Ramesh knows one thing for sure that nobody would have come for Dhauli’s help that day if Ramesh, his wife, and his mom were not there because the others were already unwilling to touch her as an impure person. She could have even died surrounded by the people with superstitious minds who would not dare help her. He felt proud of himself for lacking that back-warded mentality.
Mongoose, Dhauli’s elder brother, arrived home from abroad after two months. Like most returnees from foreign countries, he had no particular thing to do but play ludo the whole day. After a week, he started digging the drain in front of his house. Obviously, he dug it to the side of the road instead of his own land. He narrowed the road by almost three feet for the satisfaction of his greed.
Ramesh could not tolerate Mongoose’s mischief. As a member of the same society, he protested his act of capturing the public road. The others in the neighbourhood kept mum perhaps because of fear or shyness.
“Who will stop me?” Mongoose challenged Ramesh openly instead, “I will do whatever I want. You can try if you want to stop me.”
The whole area was full of the landless squatters like Mongoose. Therefore, getting any support from them in the debate or legal support from the administration would be a far cry for Ramesh. The idiot, on the other hand, was ready for any consequence with his foolhardiness for grabbing some more feet of the land. The logic in front of him would be vain.
Mongoose stopped talking with Ramesh from that day. He looked at the opposite whenever he walked past Ramesh’s house. It would not be appropriate for Ramesh to bow to Mongoose for no reason. Therefore, he also stopped paying attention to him.
Afterwards, Mongoose’s whole family stopped talking to Ramesh’s whole family.
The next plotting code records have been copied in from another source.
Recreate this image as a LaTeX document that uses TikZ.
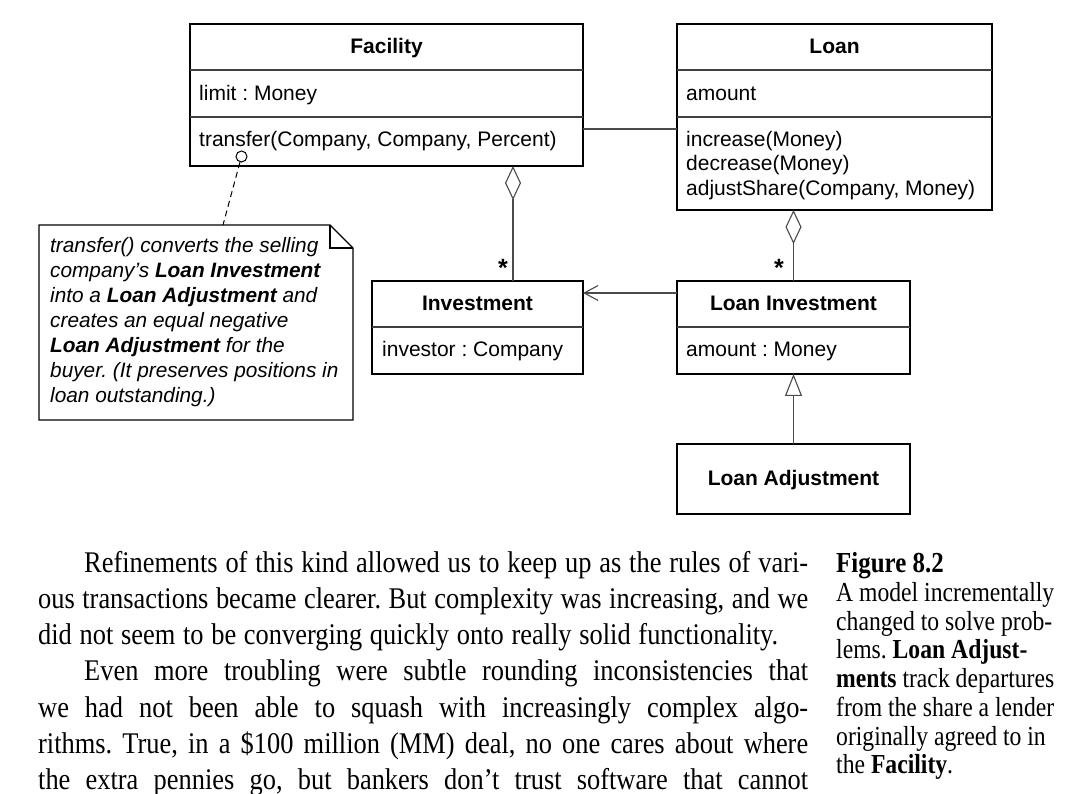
\documentclass[tikz,border=0pt]{standalone}
\usepackage{fontspec}
\setmainfont{Liberation Sans}
\newfontfamily\umlfont{Liberation Sans}
\newfontfamily\bodyfont[FakeStretch=0.88]{Liberation Serif}
\newfontfamily\capfont[FakeStretch=0.86]{Liberation Serif}
\usetikzlibrary{arrows.meta}
\definecolor{connc}{HTML}{4A4A4A}
\frenchspacing
\begin{document}
\begin{tikzpicture}[x=1pt,y=-1pt,
  classbox/.style={draw=black, line width=1.6pt, fill=white, anchor=north west, inner sep=0pt, outer sep=0pt},
  divider/.style={line width=1.1pt, draw=black!75},
  conn/.style={line width=1.1pt, draw=connc},
  umltext/.style={font=\umlfont\fontsize{21}{24}\selectfont, inner sep=0pt, anchor=base west},
  umltitle/.style={font=\umlfont\bfseries\fontsize{21}{24}\selectfont, inner sep=0pt, anchor=base},
  notetext/.style={font=\umlfont\itshape\fontsize{20.8}{25}\selectfont, inner sep=0pt, anchor=base west},
  mult/.style={font=\umlfont\bfseries\fontsize{25}{25}\selectfont, inner sep=0pt, anchor=base},
  bodytext/.style={font=\bodyfont\fontsize{30}{36}\selectfont, inner sep=0pt, anchor=base west},
  captext/.style={font=\capfont\fontsize{27.5}{29}\selectfont, inner sep=0pt, anchor=base west},
]
\useasboundingbox[fill=white] (0,0) rectangle (1072,794);

% ---------- classes ----------
\node[classbox, minimum width=393pt, minimum height=142pt] (fac) at (190,24) {};
\draw[divider] (190,70) -- (583,70);
\draw[divider] (190,117) -- (583,117);
\node[umltitle] (facT) at (386.5,53.5) {Facility};
\node[umltext] (facA) at (199,100.5) {limit : Money};
\node[umltext] (facM) at (199,147) {transfer(Company, Company, Percent)};

\node[classbox, minimum width=315pt, minimum height=186pt] (loan) at (677,24) {};
\draw[divider] (677,70) -- (992,70);
\draw[divider] (677,117) -- (992,117);
\node[umltitle] (loanT) at (834.5,53.5) {Loan};
\node[umltext] (loanA) at (686,100.5) {amount};
\node[umltext] (loanM1) at (686,146.5) {increase(Money)};
\node[umltext] (loanM2) at (686,171) {decrease(Money)};
\node[umltext] (loanM3) at (686,195.5) {adjustShare(Company, Money)};

\node[classbox, minimum width=211pt, minimum height=93pt] (inv) at (372,281) {};
\draw[divider] (372,327) -- (583,327);
\node[umltitle] (invT) at (477.5,310.5) {Investment};
\node[umltext] (invA) at (382,356.5) {investor : Company};

\node[classbox, minimum width=233pt, minimum height=93pt] (li) at (677,281) {};
\draw[divider] (677,327) -- (910,327);
\node[umltitle] (liT) at (793.5,310.5) {Loan Investment};
\node[umltext] (liA) at (686,356.5) {amount : Money};

\node[classbox, minimum width=233pt, minimum height=70pt] (adj) at (677,444) {};
\node[umltitle] (adjT) at (793.5,485.5) {Loan Adjustment};

% ---------- connectors ----------
\draw[conn] (fac.east |- 0,129) -- (loan.west |- 0,129);
\draw[conn, {Diamond[open,length=34pt,width=16pt]}-] (fac.south -| 513,0) -- (inv.north -| 513,0);
\draw[conn, {Diamond[open,length=34pt,width=16pt]}-] (loan.south -| li.north) -- (li.north);
\draw[conn, -{Straight Barb[length=14pt,width=15pt]}] (li.west |- 0,293) -- (inv.east |- 0,293);
\draw[conn, -{Triangle[open,length=22pt,width=17pt]}] (adj.north) -- (li.south);
\node[mult] (m1) at (503,277) {*};
\node[mult] (m2) at (779,277) {*};

% ---------- note ----------
\draw[line width=1.1pt, fill=white] (39,225) -- (330,225) -- (353,248) -- (353,420) -- (39,420) -- cycle;
\draw[line width=1.1pt] (330,225) -- (330,248) -- (353,248);
\coordinate (notetop) at (223,225);
\node[circle, draw=black, fill=white, line width=1pt, minimum size=11pt, inner sep=0pt] (pin) at (241.5,156.5) {};
\draw[line width=1pt, dash pattern=on 6pt off 4pt] (pin) -- (notetop);
\node[notetext] (n1) at (50,253) {transfer() converts the selling};
\node[notetext] (n2) at (50,278) {company’s \textbf{Loan Investment}};
\node[notetext] (n3) at (50,303) {into a \textbf{Loan Adjustment} and};
\node[notetext] (n4) at (50,328) {creates an equal negative};
\node[notetext] (n5) at (50,353) {\textbf{Loan Adjustment} for the};
\node[notetext] (n6) at (50,378) {buyer. (It preserves positions in};
\node[notetext] (n7) at (50,403) {loan outstanding.)};

% ---------- body text ----------
\node[bodytext] (b1) at (84,572) {\makebox[724pt][s]{Refinements of this kind allowed us to keep up as the rules of vari-}};
\node[bodytext] (b2) at (38,608) {\makebox[770pt][s]{ous transactions became clearer. But complexity was increasing, and we}};
\node[bodytext] (b3) at (38,644) {\makebox[740pt][s]{did not seem to be converging quickly onto really solid functionality.}};
\node[bodytext] (b4) at (84,680) {\makebox[724pt][s]{Even more troubling were subtle rounding inconsistencies that}};
\node[bodytext] (b5) at (38,717) {\makebox[770pt][s]{we had not been able to squash with increasingly complex algo-}};
\node[bodytext] (b6) at (38,753) {\makebox[770pt][s]{rithms. True, in a \$100 million (MM) deal, no one cares about where}};
\node[bodytext] (b7) at (38,789) {\makebox[770pt][s]{the extra pennies go, but bankers don’t trust software that cannot}};

% ---------- caption ----------
\node[captext, font=\capfont\bfseries\fontsize{29}{30}\selectfont] (c0) at (836,572) {Figure 8.2};
\node[captext] (c1) at (836,601) {A model incrementally};
\node[captext] (c2) at (836,630) {changed to solve prob-};
\node[captext] (c3) at (836,658) {lems. \textbf{Loan Adjust-}};
\node[captext] (c4) at (836,687) {\textbf{ments} track departures};
\node[captext] (c5) at (836,716) {from the share a lender};
\node[captext] (c6) at (836,745) {originally agreed to in};
\node[captext] (c7) at (836,773) {the \textbf{Facility}.};
\end{tikzpicture}
\end{document}
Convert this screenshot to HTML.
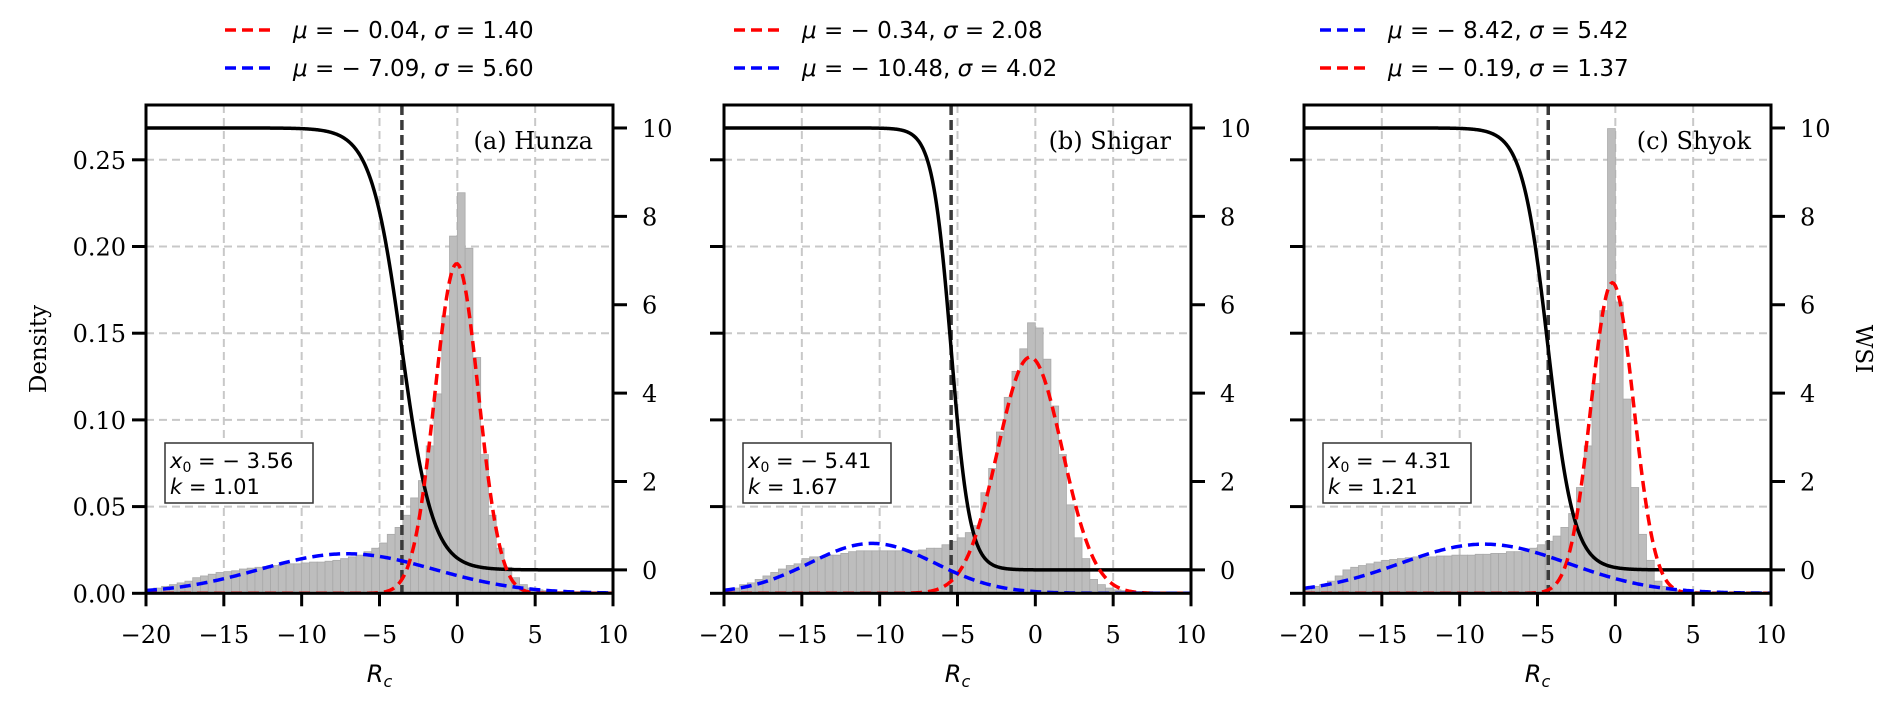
<!DOCTYPE html>
<html><head><meta charset="utf-8"><title>Rc density and WSI</title>
<style>html,body{margin:0;padding:0;background:#fff}svg{display:block}</style></head>
<body>
<svg id="fig" width="1892" height="708" viewBox="0 0 1892 708" xmlns="http://www.w3.org/2000/svg">
<text x="0" y="0" transform="translate(46,349) rotate(-90)" text-anchor="middle" font-family="DejaVu Serif, serif" font-size="23">Density</text>
<text x="0" y="0" transform="translate(1856,349) rotate(90)" text-anchor="middle" font-family="DejaVu Serif, serif" font-size="23">WSI</text>
</svg>
<script>
// ---- data ----
const panelTitles = ["(a) Hunza", "(b) Shigar", "(c) Shyok"];
const binStart = -20, binWidth = 0.5;
const histA = [0.002,0.003,0.004,0.005,0.006,0.007,0.009,0.010,0.011,0.012,
  0.0125,0.013,0.014,0.0145,0.015,0.0155,0.016,0.0165,0.017,0.017,
  0.0175,0.018,0.018,0.0185,0.019,0.020,0.021,0.022,0.024,0.026,
  0.029,0.034,0.038,0.045,0.055,0.065,0.085,0.115,0.160,0.206,
  0.231,0.199,0.136,0.080,0.045,0.026,0.015,0.009,0.005,0.003,
  0.002,0.0015,0.001,0.001,0.001,0.0008,0.0005,0.0003,0.0002,0.0001];
const histB = [0.002,0.003,0.005,0.006,0.008,0.010,0.012,0.014,0.016,0.017,
  0.020,0.021,0.021,0.022,0.022,0.023,0.024,0.0245,0.0245,0.0245,
  0.0245,0.0245,0.0245,0.0245,0.0245,0.025,0.026,0.026,0.028,0.030,
  0.032,0.035,0.039,0.058,0.072,0.093,0.113,0.128,0.141,0.156,
  0.153,0.135,0.108,0.080,0.051,0.032,0.020,0.008,0.005,0.003,
  0.002,0.0015,0.001,0.001,0.0008,0.0005,0.0004,0.0003,0.0002,0.0001];
const histC = [0.003,0.004,0.005,0.007,0.010,0.0135,0.015,0.016,0.017,0.018,
  0.019,0.0195,0.020,0.0205,0.021,0.021,0.021,0.0215,0.0215,0.022,
  0.022,0.022,0.0225,0.0225,0.023,0.023,0.024,0.024,0.024,0.026,
  0.028,0.030,0.033,0.038,0.046,0.061,0.085,0.121,0.163,0.268,
  0.168,0.112,0.061,0.034,0.019,0.007,0.004,0.002,0.0015,0.001,
  0.001,0.0008,0.0006,0.0005,0.0004,0.0003,0.0002,0.0002,0.0001,0.0001];
const hists = [histA, histB, histC];
const redMu = [-0.04, -0.34, -0.19];
const redSigma = [1.40, 2.08, 1.37];
const redWeight = [0.667, 0.71, 0.615];
const blueMu = [-7.09, -10.48, -8.42];
const blueSigma = [5.60, 4.02, 5.42];
const blueWeight = [0.32, 0.29, 0.385];
const sigX0 = [-3.56, -5.41, -4.31];
const sigK = [1.01, 1.67, 1.21];
const sigMax = 10;
const xTicks = [-20, -15, -10, -5, 0, 5, 10];
const densityTicks = [0, 0.05, 0.10, 0.15, 0.20, 0.25];
const wsiTicks = [0, 2, 4, 6, 8, 10];
const legendOrder = [["red","blue"],["red","blue"],["blue","red"]];

// ---- layout ----
const NS = "http://www.w3.org/2000/svg";
const svg = document.getElementById("fig");
const lefts = [146, 724, 1304], W = 467, TOP = 105, BOT = 593.3;
const legendX = [225, 734, 1320];
const xMin = -20, xMax = 10, dMin = 0, dMax = (BOT - TOP) / 1734, wMin = -0.53, wMax = 10.52;
function mk(tag, attrs, parent) {
  const e = document.createElementNS(NS, tag);
  for (const k in attrs) e.setAttribute(k, attrs[k]);
  (parent || svg).appendChild(e);
  return e;
}
function gauss(x, m, s, w) { return w * Math.exp(-(x - m) * (x - m) / (2 * s * s)) / (s * Math.sqrt(2 * Math.PI)); }
const SERIF = "DejaVu Serif, Liberation Serif, serif";
const FS = 24;

for (let p = 0; p < 3; p++) {
  const L = lefts[p], R = L + W;
  const sx = x => L + (x - xMin) / (xMax - xMin) * W;
  const sy = d => BOT - (d - dMin) / (dMax - dMin) * (BOT - TOP);
  const sw = v => BOT - (v - wMin) / (wMax - wMin) * (BOT - TOP);
  const g = mk("g", {});
  
  
  const clipId = "clip" + p;
  const cp = mk("clipPath", {id: clipId}, g);
  mk("rect", {x: L, y: TOP, width: W, height: BOT - TOP}, cp);
  xTicks.forEach(t => {
    const l = mk("line", {x1: sx(t), x2: sx(t), y1: TOP, y2: BOT, stroke: "#c8c8c8", "stroke-width": 2, "stroke-dasharray": "8,5"}, g);
    
    
  });
  densityTicks.forEach(t => {
    const l = mk("line", {x1: L, x2: R, y1: sy(t), y2: sy(t), stroke: "#c8c8c8", "stroke-width": 2, "stroke-dasharray": "8,5"}, g);
    
    
  });
  const plot = mk("g", {"clip-path": "url(#" + clipId + ")"}, g);
  hists[p].forEach((v, i) => {
    const x0 = binStart + i * binWidth;
    const r = mk("rect", {x: sx(x0), y: sy(v), width: sx(x0 + binWidth) - sx(x0), height: sy(0) - sy(v), fill: "#bdbdbd", stroke: "#a9a9a9", "stroke-width": 0.8}, plot);
    
    
  });
  const vl = mk("line", {x1: sx(sigX0[p]), x2: sx(sigX0[p]), y1: TOP, y2: BOT, stroke: "#3a3a3a", "stroke-width": 3.5, "stroke-dasharray": "10,5"}, plot);
  
  
  let ds = "";
  for (let i = 0; i <= 600; i++) { const x = xMin + i * (xMax - xMin) / 600; const v = sigMax / (1 + Math.exp(sigK[p] * (x - sigX0[p]))); ds += (i ? "L" : "M") + sx(x).toFixed(2) + "," + sw(v).toFixed(2); }
  const sp = mk("path", {d: ds, fill: "none", stroke: "#000", "stroke-width": 3.5}, plot);
  
  
  [["red", redMu, redSigma, redWeight], ["blue", blueMu, blueSigma, blueWeight]].forEach(([col, mu, sg, wt]) => {
    let d = "";
    for (let i = 0; i <= 300; i++) { const x = xMin + i * (xMax - xMin) / 300; d += (i ? "L" : "M") + sx(x).toFixed(2) + "," + sy(gauss(x, mu[p], sg[p], wt[p])).toFixed(2); }
    const gp = mk("path", {d: d, fill: "none", stroke: col === "red" ? "#ff0000" : "#0000ff", "stroke-width": 3.5, "stroke-dasharray": "11,6"}, plot);
    
    
  });
  const fr = mk("rect", {x: L, y: TOP, width: W, height: BOT - TOP, fill: "none", stroke: "#000", "stroke-width": 3}, g);
  
  
  xTicks.forEach(t => {
    mk("line", {x1: sx(t), x2: sx(t), y1: BOT, y2: BOT + 13, stroke: "#000", "stroke-width": 3}, g);
    const tx = mk("text", {x: sx(t), y: 643, "text-anchor": "middle", "font-family": SERIF, "font-size": FS}, g);
    tx.textContent = (t < 0 ? "\u2212" : "") + Math.abs(t);
    
    
  });
  densityTicks.forEach(t => {
    mk("line", {x1: L - 14, x2: L, y1: sy(t), y2: sy(t), stroke: "#000", "stroke-width": 3}, g);
    if (p === 0) {
      const tx = mk("text", {x: L - 20, y: sy(t) + 9, "text-anchor": "end", "font-family": SERIF, "font-size": FS}, g);
      tx.textContent = t.toFixed(2);
      
      
    }
  });
  wsiTicks.forEach(t => {
    mk("line", {x1: R, x2: R + 14, y1: sw(t), y2: sw(t), stroke: "#000", "stroke-width": 3}, g);
    const tx = mk("text", {x: R + 29, y: sw(t) + 9, "font-family": SERIF, "font-size": FS}, g);
    tx.textContent = String(t);
    
    
  });
  const xl = mk("text", {x: L + W / 2, y: 682, "text-anchor": "middle", "font-family": "DejaVu Sans, sans-serif", "font-size": 24, "font-style": "italic"}, g);
  xl.innerHTML = 'R<tspan font-size="16" dy="5">c</tspan>';
  
  
  const tt = mk("text", {x: R - 20, y: 149, "text-anchor": "end", "font-family": SERIF, "font-size": FS}, g);
  tt.textContent = panelTitles[p];
  
  
  const bx = mk("rect", {x: L + 19, y: 443, width: 148, height: 60, fill: "#fff", stroke: "#333", "stroke-width": 1.5}, g);
  
  
  const b1 = mk("text", {x: L + 24, y: 468, "font-family": "DejaVu Sans, sans-serif", "font-size": 21}, g);
  b1.innerHTML = '<tspan font-style="italic">x</tspan><tspan font-size="14" dy="4">0</tspan><tspan dy="-4"> = \u2212 ' + Math.abs(sigX0[p]).toFixed(2) + '</tspan>';
  
  
  const b2 = mk("text", {x: L + 24, y: 494, "font-family": "DejaVu Sans, sans-serif", "font-size": 21}, g);
  b2.innerHTML = '<tspan font-style="italic">k</tspan> = ' + sigK[p].toFixed(2);
  
  
  const lg = mk("g", {}, svg);
  
  
  legendOrder[p].forEach((col, r) => {
    const yy = 30 + r * 38;
    const mu = col === "red" ? redMu[p] : blueMu[p], sg = col === "red" ? redSigma[p] : blueSigma[p];
    mk("line", {x1: legendX[p], x2: legendX[p] + 48, y1: yy, y2: yy, stroke: col === "red" ? "#ff0000" : "#0000ff", "stroke-width": 3.5, "stroke-dasharray": "11,6"}, lg);
    const t = mk("text", {x: legendX[p] + 68, y: yy + 8, "font-family": "DejaVu Sans, sans-serif", "font-size": 23}, lg);
    t.innerHTML = '<tspan font-style="italic">\u03bc</tspan> = ' + (mu < 0 ? '\u2212 ' : '') + Math.abs(mu).toFixed(2) + ', <tspan font-style="italic">\u03c3</tspan> = ' + sg.toFixed(2);
    
    
  });
}
</script>
</body></html>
The two neighbouring families were supposed to be helping hands for each other, but they turned overnight into bitter foes.
Dhauli also stopped talking to Ramesh and his family members though they had not done anything wrong to her. She also started looking at another direction while walking in front of Ramesh’s house whenever she came to her maternal home. The ungrateful girl forgot so easily and so fast the help Ramesh and his family had done to her. At least, she should have been talking to Ramesh’s mom who was on her side a whole night while she was suffering! She had no reason to ignore her.
“Well, this is human nature!” says Ramesh’s mom about Dhauli, “Even then we should not run away from our human responsibilities whenever we are needed to somebody. We should think that there is God who will see everything.”
Ramesh wonders at his mother’s peacefulness of mind which has long been the source of her energy and happiness.
(Parshu Shrestha (1981) lives in Itahari, teaches English, and writes stories.)